Other officer argued that police were acting under extreme psychological pressure. "When people say that we are using force against the protesters, you have to go on the other side and see the situation when thousands are attacking you," said Kamel, who also claimed that the police had reformed their ways since the 2011 uprising.
But rights activists say that abuse continues. "There's definitely more activists subject to torture because there's more activism going on," said Aida Seif el-Dawla, the co-founder of the Egyptian Association Against Torture. Tellingly, she reported that many of the recent survivors had been mocked by police in custody for their participation in overthrow of Mubarak. "The police want to belittle the revolution," she said. Some striking policemen claim their treatment of protesters is a result of interference from Morsi and the Muslim Brotherhood. But the Brotherhood argues that it has little control over an intransigent institution, loyal to Mubarak holdovers, that will take years to reform.

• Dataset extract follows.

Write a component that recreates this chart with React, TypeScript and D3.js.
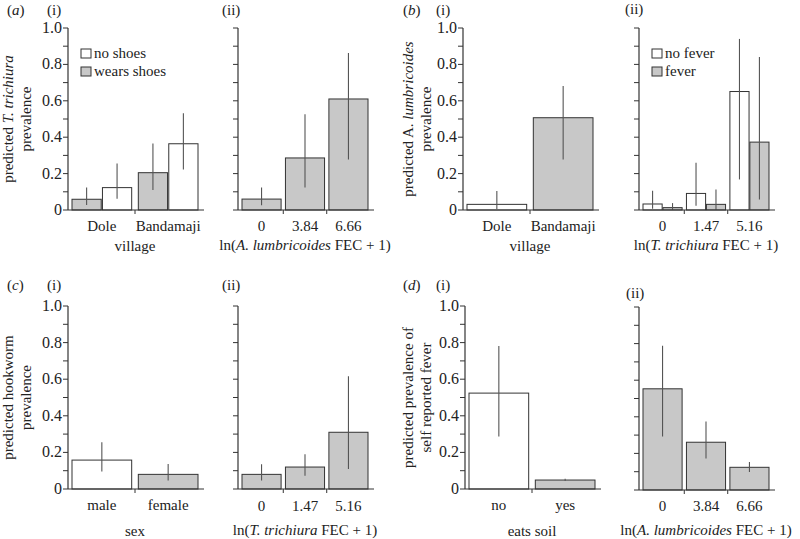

"The corruption of the past 60 years is not going to be solved in just one or two or even five years," Walid al-Haddad, a spokesman for its political wing, the Freedom and Justice party, has told the Guardian. A small number of Islamist policemen also claim they have been discriminated against for wearing beards. For their part, human rights activists feel that while Morsi may not have as much control over the police as officers claim, reforming the service is not one of his, or his colleagues', priorities. "They have a choice: to remain in power supported by the people. Or remain in power supported by institutions like the police," said Seif el-Dawla.
But this weekend, as police strikes spread across the country, even the second option seemed unlikely. "I think we [can] safely say a police mutiny is underway in #Egypt,"tweeted Issandr el-Amrani, an analyst and commentator on Egyptian politics.